President Disapproves ITC Exclusion Order In -794 Investigation On Public Interest Grounds


On August 3, 2013, the President acting through the U.S. Trade Representative (USTR) disapproved the decision of the U.S. International Trade Commission (ITC or “Commission”) to issue an exclusion order in Certain Electronic Devices, Including Wireless Communication Devices, Portable Music And Data Processing Devices, And Tablet Computers, Investigation No. 337-TA-794 (“the 794 investigation”). This is the first such Presidential disapproval of an ITC exclusion order since 1987 and heralds a new era for examining the public interest impact of ITC exclusion orders. It could lead to significant changes in Section 337 practice.

Background -

On June 4, 2013, the Commission issued its Notice of Final Determination in the - 794 Investigation finding that Apple had violated Section 337 with respect to one of Samsung’s patents (the ‘348 patent). The Commission issued both a limited exclusion order and cease and desist order barring Apple from importing its iPhone 4, iPhone 3GS, iPad 3G, iPad 3 and iPad 2 models for sale in the U.S. before June 3, 2015. The Commission postponed its ruling in March and again in May so that it could consider comments from the companies and public on the potential public interest harm of a ban arising from standard essential patents subject to a FRAND commitment. A FRAND commitment is a commitment by a patent holder to a Standard Setting Organization (SSO) to license its standard essential patents on fair, reasonable, and non discriminatory terms in exchange for the SSO’s agreement to adopt the patented technology into the standard.
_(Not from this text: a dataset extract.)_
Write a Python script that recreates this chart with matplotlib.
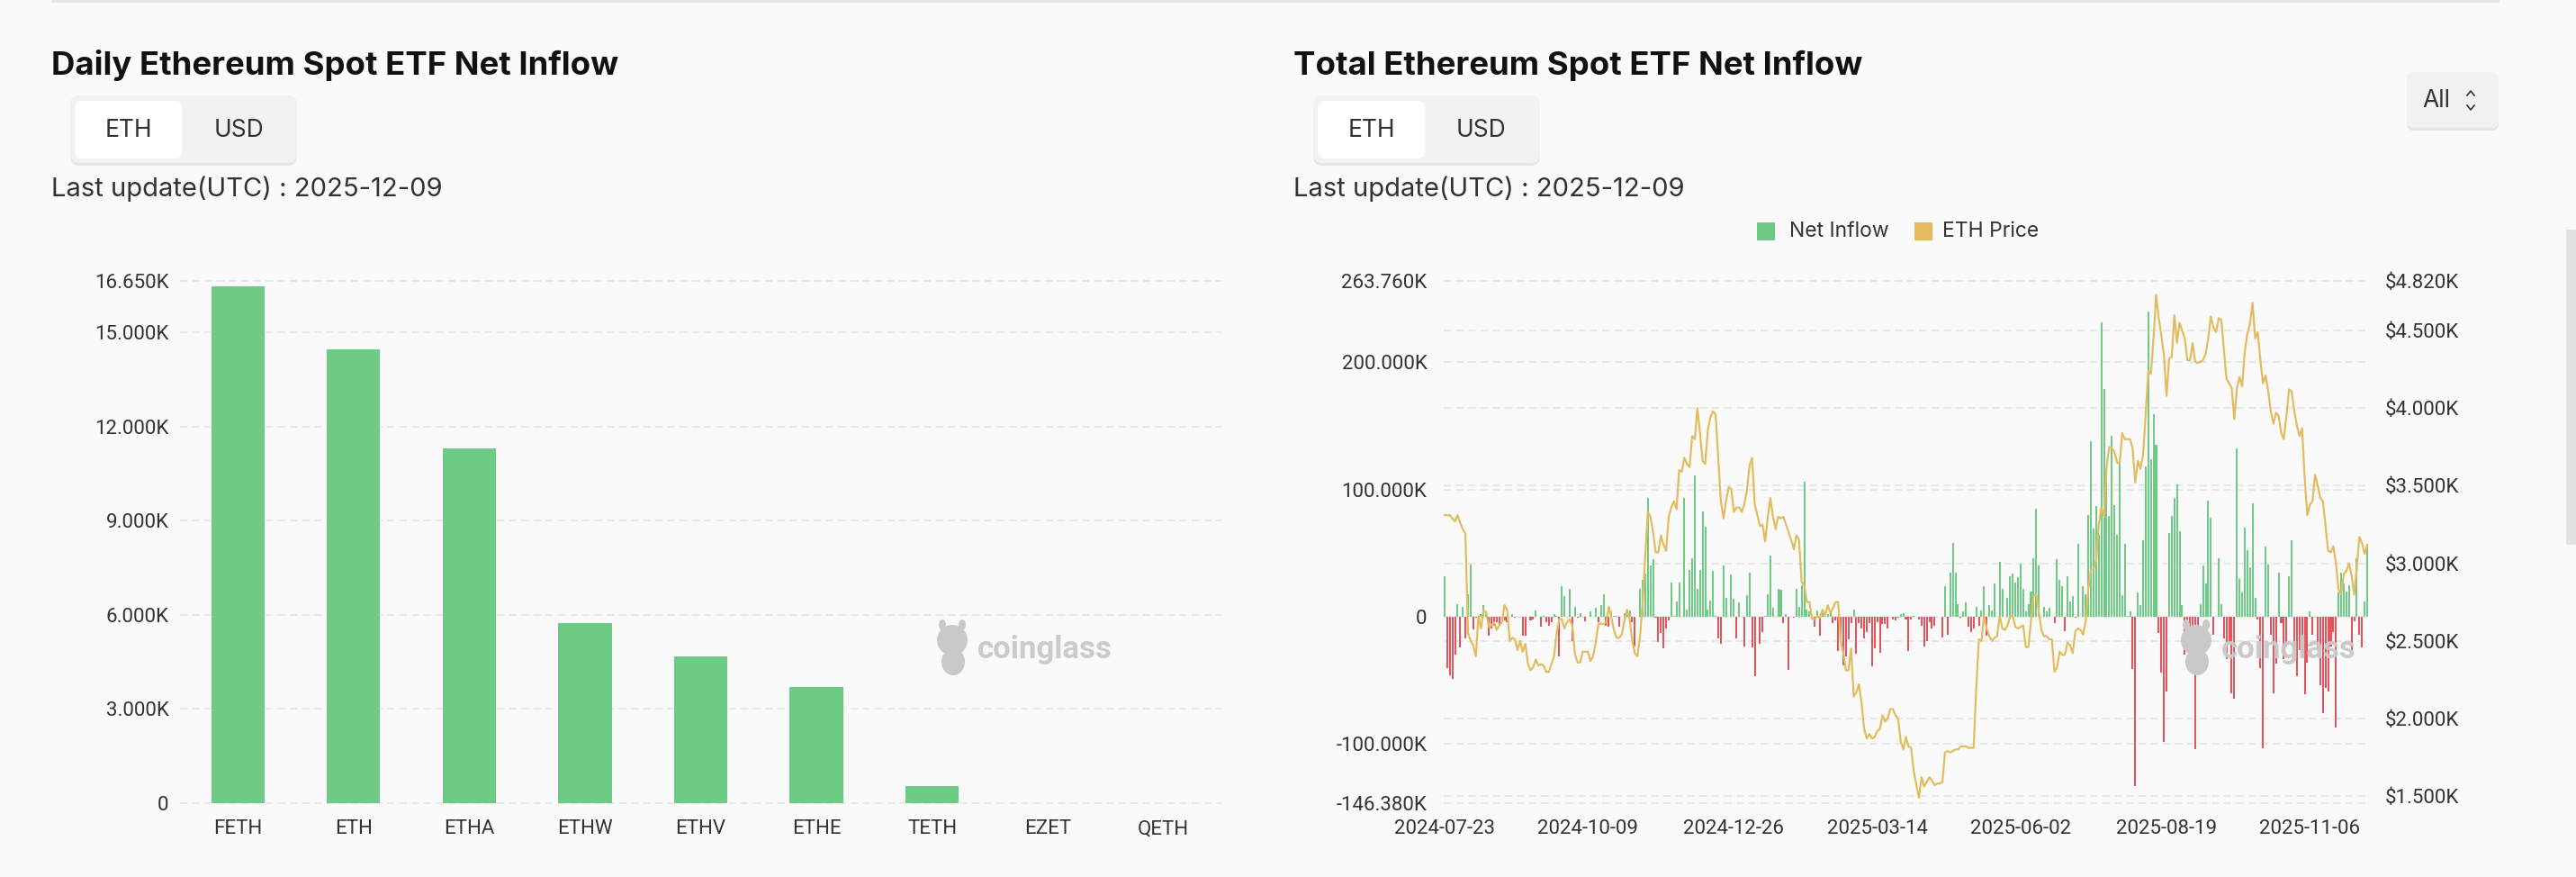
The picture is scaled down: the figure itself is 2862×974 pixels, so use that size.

The Commission determined that “the public interest factors enumerated in section 337(d)(1) and (f)(1) of the Tariff Act did not preclude issuance of the limited exclusion order and cease and desist order” and that “Samsung’s FRAND declarations do not preclude that remedy.” The Commission also found that Apple failed to prove an affirmative defense based on Samsung’s FRAND declarations. Commissioner Pinkert dissented on public interest grounds from the determination to issue an exclusion order and cease and desist order.